U.S. presidents, Barack Obama in particular, have abused a 111-year-old law to grab millions of acres of private land for the government, and that has to change, Sen. Mike Lee, R-Utah, said Wednesday.
Presidents have made such land grabs without regard for who lived on the acres they designated as protected, Lee said during an event at The Heritage Foundation.
President Donald Trump now can be part of the solution, he said, because the 2016 election put Republicans in control of the White House, Senate, and House.
“Last December, in the 11th hour of his presidency, President Obama used the Antiquities Act to rope off millions of acres of federal land as new national monuments,” Lee said. “As part of this midnight monument designation spree, President Obama designated 1.3 million acres in southern Utah as the Bears Ears National Monument.”
The original intent of the Antiquities Act of 1906 was to allow presidents to protect land threatened by treasure hunters and other exploiters as national monuments.
Rep. Rob Bishop, R-Utah, who appeared with Lee at the Heritage event, used his father’s baseball glove as an analogy.
The glove was passed down to his older brother and then to him, Bishop said, but his own children bought him a new glove about 10 years ago. This glove worked better because it wasn’t worn out.
“In many ways, the Antiquities Act is like my old glove,” Bishop told the audience. “There’s nostalgia to it, and there was romance to it.”
Four out of the past six presidents have abused the law, Bishop said.
A handout created by the Sutherland Institute, and distributed at the Heritage event, used data from the National Park Service to show that 66 percent of all acreage designated as national monuments occurred under Obama.
A total of 25 percent of acreage was preserved under George W. Bush, 7 percent under Jimmy Carter, and 1 percent under Bill Clinton, according to the data.
“It’s now time for the government to buy a new glove,” Bishop said. “My dad’s may be nostalgic and nice, and I’m saving it, but it ain’t working anymore.”
Stopping this abuse of power could end a growing rural and urban divide, Lee said, because the practice takes away land where rural Americans work. He stressed that the 1906 law was intended to protect sites from “treasure hunters,” with protected areas being as small as possible.
Citizens currently have to ask to do practically anything on the designated land, Lee said.
Utah also experienced this in a big way in 1996, when Clinton designated another 1.7 million acres to please environmentalists, the Republican senator said.
Lee previously offered an amendment to the Antiquities Act law that would have the states and Congress ratify any presidential order naming a national monument. The Senate narrowly defeated against the amendment, 47-48.

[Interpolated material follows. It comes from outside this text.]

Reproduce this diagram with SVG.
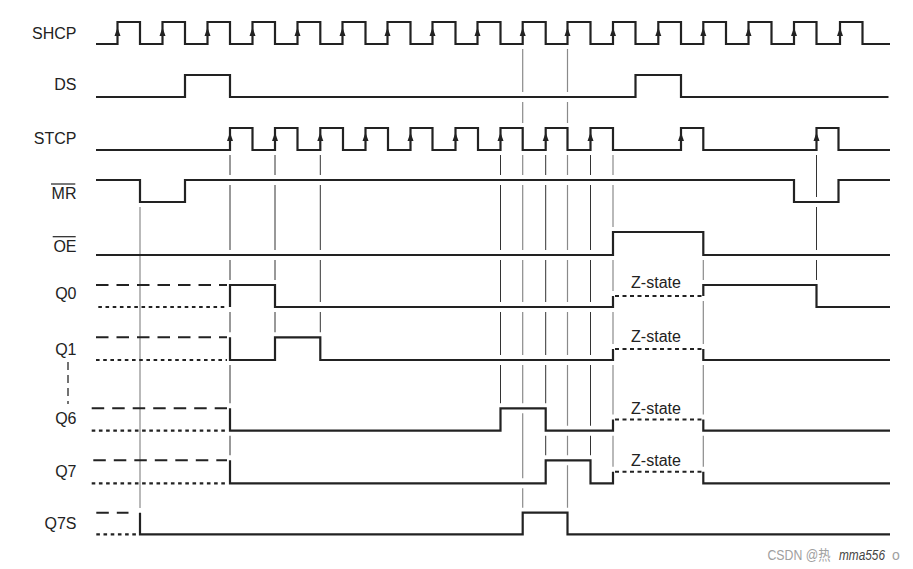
<svg xmlns="http://www.w3.org/2000/svg" xmlns:xlink="http://www.w3.org/1999/xlink" width="913" height="569" viewBox="0 0 913 569">
<style>
  .sig { fill: none; stroke: #222; stroke-width: 2.2; stroke-linejoin: miter; }
  .lbl { font-family: "Liberation Sans", Arial, sans-serif; font-size: 16px; fill: #222; text-anchor: end; }
  .zlbl { font-family: "Liberation Sans", Arial, sans-serif; font-size: 16px; fill: #222; text-anchor: middle; }
  .dash { fill: none; stroke: #222; stroke-width: 2; stroke-dasharray: 12.5 8; }
  .dot { fill: none; stroke: #222; stroke-width: 2.2; stroke-dasharray: 3.6 3.6; }
  .zdot { fill: none; stroke: #222; stroke-width: 2; stroke-dasharray: 4 3.5; }
  .g-dark { stroke: #333; stroke-width: 1; fill: none; }
  .g-grey { stroke: #8a8a8a; stroke-width: 1.2; fill: none; }
  .arrow { fill: #222; stroke: none; }
  .ovl { stroke: #222; stroke-width: 1.2; }
  .wm { font-family: "Liberation Sans", Arial, "Noto Sans CJK SC", sans-serif; font-size: 14px; }
</style>
<defs>
  <mask id="gap" maskUnits="userSpaceOnUse" x="0" y="0" width="913" height="569">
    <rect x="0" y="0" width="913" height="569" fill="#fff"/>
    <g fill="none" stroke="#000" stroke-width="10" stroke-linecap="square" stroke-linejoin="miter">
      <use xlink:href="#p-SHCP" href="#p-SHCP"/>
      <use xlink:href="#p-DS" href="#p-DS"/>
      <use xlink:href="#p-STCP" href="#p-STCP"/>
      <use xlink:href="#p-MR" href="#p-MR"/>
      <use xlink:href="#p-OE" href="#p-OE"/>
      <use xlink:href="#p-Q0" href="#p-Q0"/>
      <use xlink:href="#p-Q1" href="#p-Q1"/>
      <use xlink:href="#p-Q6" href="#p-Q6"/>
      <use xlink:href="#p-Q7" href="#p-Q7"/>
      <use xlink:href="#p-Q7S" href="#p-Q7S"/>
    </g>
  </mask>
</defs>
<rect x="0" y="0" width="913" height="569" fill="#fff"/>

<g id="connectors">
  <g mask="url(#gap)">
    <line class="g-dark" x1="230" y1="150" x2="230" y2="460.3"/>
    <line class="g-dark" x1="275" y1="150" x2="275" y2="337.3"/>
    <line class="g-dark" x1="320.3" y1="150" x2="320.3" y2="337.3"/>
    <line class="g-dark" x1="500.5" y1="150" x2="500.5" y2="408.3"/>
    <line class="g-grey" x1="522.7" y1="44" x2="522.7" y2="512.7"/>
    <line class="g-dark" x1="545.7" y1="150" x2="545.7" y2="460.3"/>
    <line class="g-grey" x1="567.5" y1="44" x2="567.5" y2="512.7"/>
    <line class="g-dark" x1="590.5" y1="150" x2="590.5" y2="460.3"/>
    <line class="g-grey" x1="613" y1="150" x2="613" y2="471.8"/>
    <line class="g-grey" x1="703.3" y1="255" x2="703.3" y2="471.8"/>
    <line class="g-dark" x1="816.5" y1="150" x2="816.5" y2="285"/>
  </g>
  <line class="g-grey" x1="140" y1="207" x2="140" y2="508"/>
  <line x1="68" y1="362" x2="68" y2="404" stroke="#444" stroke-width="1.5" stroke-dasharray="8 5"/>
</g>

<g id="SHCP">
  <text class="lbl" x="76.5" y="38.5">SHCP</text>
  <g class="sig"><path id="p-SHCP" d="M96,44 H117.5 V22 H140 V44 H162.5 V22 H185 V44 H207.5 V22 H230 V44 H252.5 V22 H275 V44 H297.5 V22 H320.3 V44 H342.5 V22 H365.5 V44 H387.5 V22 H410.5 V44 H432.5 V22 H455.5 V44 H477.5 V22 H500.5 V44 H522.7 V22 H545.7 V44 H567.5 V22 H590.5 V44 H613 V22 H635.5 V44 H658.3 V22 H681 V44 H703.3 V22 H726 V44 H748.5 V22 H771.5 V44 H794 V22 H816.5 V44 H840 V22 H862.5 V44 H890"/></g>
  <g class="arrow">
    <polygon points="117.5,27.5 114.5,36 120.5,36"/>
    <polygon points="162.5,27.5 159.5,36 165.5,36"/>
    <polygon points="207.5,27.5 204.5,36 210.5,36"/>
    <polygon points="252.5,27.5 249.5,36 255.5,36"/>
    <polygon points="297.5,27.5 294.5,36 300.5,36"/>
    <polygon points="342.5,27.5 339.5,36 345.5,36"/>
    <polygon points="387.5,27.5 384.5,36 390.5,36"/>
    <polygon points="432.5,27.5 429.5,36 435.5,36"/>
    <polygon points="477.5,27.5 474.5,36 480.5,36"/>
    <polygon points="522.7,27.5 519.7,36 525.7,36"/>
    <polygon points="567.5,27.5 564.5,36 570.5,36"/>
    <polygon points="613,27.5 610,36 616,36"/>
    <polygon points="658.3,27.5 655.3,36 661.3,36"/>
    <polygon points="703.3,27.5 700.3,36 706.3,36"/>
    <polygon points="748.5,27.5 745.5,36 751.5,36"/>
    <polygon points="794,27.5 791,36 797,36"/>
    <polygon points="840,27.5 837,36 843,36"/>
  </g>
</g>

<g id="DS">
  <text class="lbl" x="76.5" y="90">DS</text>
  <g class="sig"><path id="p-DS" d="M96,97 H185 V75 H230 V97 H635.5 V75 H681 V97 H888.5"/></g>
</g>

<g id="STCP">
  <text class="lbl" x="76.5" y="144">STCP</text>
  <g class="sig"><path id="p-STCP" d="M96,150 H230 V128 H252.5 V150 H275 V128 H297.5 V150 H320.3 V128 H343 V150 H365.5 V128 H388 V150 H410.5 V128 H432.5 V150 H455.5 V128 H478 V150 H500.5 V128 H522.7 V150 H545.7 V128 H567.5 V150 H590.5 V128 H613 V150 H681 V128 H703.3 V150 H816.5 V128 H838.5 V150 H890"/></g>
  <g class="arrow">
    <polygon points="230,132.5 227,141 233,141"/>
    <polygon points="275,132.5 272,141 278,141"/>
    <polygon points="320.3,132.5 317.3,141 323.3,141"/>
    <polygon points="365.5,132.5 362.5,141 368.5,141"/>
    <polygon points="410.5,132.5 407.5,141 413.5,141"/>
    <polygon points="455.5,132.5 452.5,141 458.5,141"/>
    <polygon points="500.5,132.5 497.5,141 503.5,141"/>
    <polygon points="545.7,132.5 542.7,141 548.7,141"/>
    <polygon points="590.5,132.5 587.5,141 593.5,141"/>
    <polygon points="681,132.5 678,141 684,141"/>
    <polygon points="816.5,132.5 813.5,141 819.5,141"/>
  </g>
</g>

<g id="MR">
  <text class="lbl" x="76.5" y="199.3">MR</text>
  <line class="ovl" x1="51" y1="184" x2="75.3" y2="184"/>
  <g class="sig"><path id="p-MR" d="M96,180 H140 V202 H185 V180 H794 V202 H838.5 V180 H890"/></g>
</g>

<g id="OE">
  <text class="lbl" x="76.5" y="252.3">OE</text>
  <line class="ovl" x1="52.7" y1="236.7" x2="75.7" y2="236.7"/>
  <g class="sig"><path id="p-OE" d="M96,255 H613 V232 H703.3 V255 H890"/></g>
</g>

<g id="Q0">
  <text class="lbl" x="76.5" y="299">Q0</text>
  <path class="dash" d="M96,285 H227"/>
  <path class="dot" d="M98.3,307 H227"/>
  <g class="sig"><path id="p-Q0" d="M230,307 V285 H275 V307 H613 V296 M703.3,296 V285 H816.5 V307 H890"/></g>
  <path class="zdot" d="M615,296 H703"/>
  <text class="zlbl" x="656" y="287.7">Z-state</text>
</g>

<g id="Q1">
  <text class="lbl" x="76.5" y="355">Q1</text>
  <path class="dash" d="M96,337.3 H227"/>
  <path class="dot" d="M96,360 H227"/>
  <g class="sig"><path id="p-Q1" d="M230,337.3 V360 H275 V337.3 H320.3 V360 H613 V349 M703.3,349 V360 H890"/></g>
  <path class="zdot" d="M615,349 H703"/>
  <text class="zlbl" x="656" y="341.7">Z-state</text>
</g>

<g id="Q6">
  <text class="lbl" x="76.5" y="424.3">Q6</text>
  <path class="dash" d="M91.7,408.3 H227"/>
  <path class="dot" d="M91.7,430.7 H227"/>
  <g class="sig"><path id="p-Q6" d="M230,408.3 V430.7 H500.5 V408.3 H545.7 V430.7 H613 V419.5 M703.3,419.5 V430.7 H890"/></g>
  <path class="zdot" d="M615,419.5 H703"/>
  <text class="zlbl" x="656" y="414.3">Z-state</text>
</g>

<g id="Q7">
  <text class="lbl" x="76.5" y="476.7">Q7</text>
  <path class="dash" d="M93.3,460.3 H227"/>
  <path class="dot" d="M91.7,483.3 H227"/>
  <g class="sig"><path id="p-Q7" d="M230,460.3 V483.3 H545.7 V460.3 H590.5 V483.3 H613 V471.8 M703.3,471.8 V483.3 H890"/></g>
  <path class="zdot" d="M615,471.8 H703"/>
  <text class="zlbl" x="656" y="466.3">Z-state</text>
</g>

<g id="Q7S">
  <text class="lbl" x="76.5" y="529">Q7S</text>
  <path class="dash" d="M96.3,512.7 H128.5"/>
  <path class="dot" d="M96.3,534.3 H137"/>
  <g class="sig"><path id="p-Q7S" d="M140,512.7 V534.3 H522.7 V512.7 H567.5 V534.3 H890"/></g>
</g>

<g id="watermark">
  <text class="wm" x="767.5" y="560" fill="#a0a0a0" font-size="14" textLength="63" lengthAdjust="spacingAndGlyphs">CSDN @热</text>
  <text class="wm" x="839" y="560" fill="#444" font-style="italic" textLength="46" lengthAdjust="spacingAndGlyphs">mma556</text>
  <text class="wm" x="892" y="560" fill="#a0a0a0">o</text>
</g>
</svg>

The Trump administration has to fight back, Lee said, noting that Interior Secretary Ryan Zinke has submitted a report recommending that Trump reduce the protected acreage at Bears Ears.
Executive orders to correct past abuse aren’t enough, Lee added.
“It’s an important first step, but it’s not the entire journey because presidential orders are, of course, reversible,” he said. “As President Obama is finding out, if your legacy lives by executive power, it can just as easily be undone by executive power as well.”